Cepheid variable pulsating stars and light years distance
Standard Candles, Cepheid Variables and the expanding universe
The correlation between a Cepheid variable’s brightness and the period of its peak and trough of brightness makes this kind of star a standard candle for distance approximation in the universe.Types of Cepheids include Classical Cepheids (Population I Cepheids, Type I Cepheids, or Delta Cephei variables), Type II Cepheids (Population II Cepheids), Anomalous Cepheids, and Dwarf Cepheids.
Classical Cepheids are between four and ten times the size of the Sun and pulsate during a period ranging from days to months.
Type II Cepheids exhibit a pulsation ranging from a day to two months. Usually smaller than the Sun and metal poor.
Edward Pigott in 1784 documented the pulsation of Eta Aquilae, a Classical Cepheid variables.
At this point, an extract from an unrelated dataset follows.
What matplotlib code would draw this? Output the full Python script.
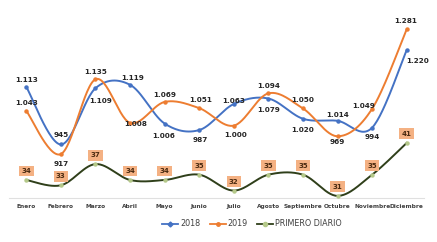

But the standard example is Delta Cephei, documented by John Goodricke shortly thereafter.
Edwin Hubble postulated standard candle distances to the Andromeda Galaxy in 1924. In this time, astronomers still struggled with the difference between the Milky Way and the possibility of a larger universe.
In 1929, Hubble published more research theorizing an expanding universe, based on Cepheid variable measurements in many more galaxies.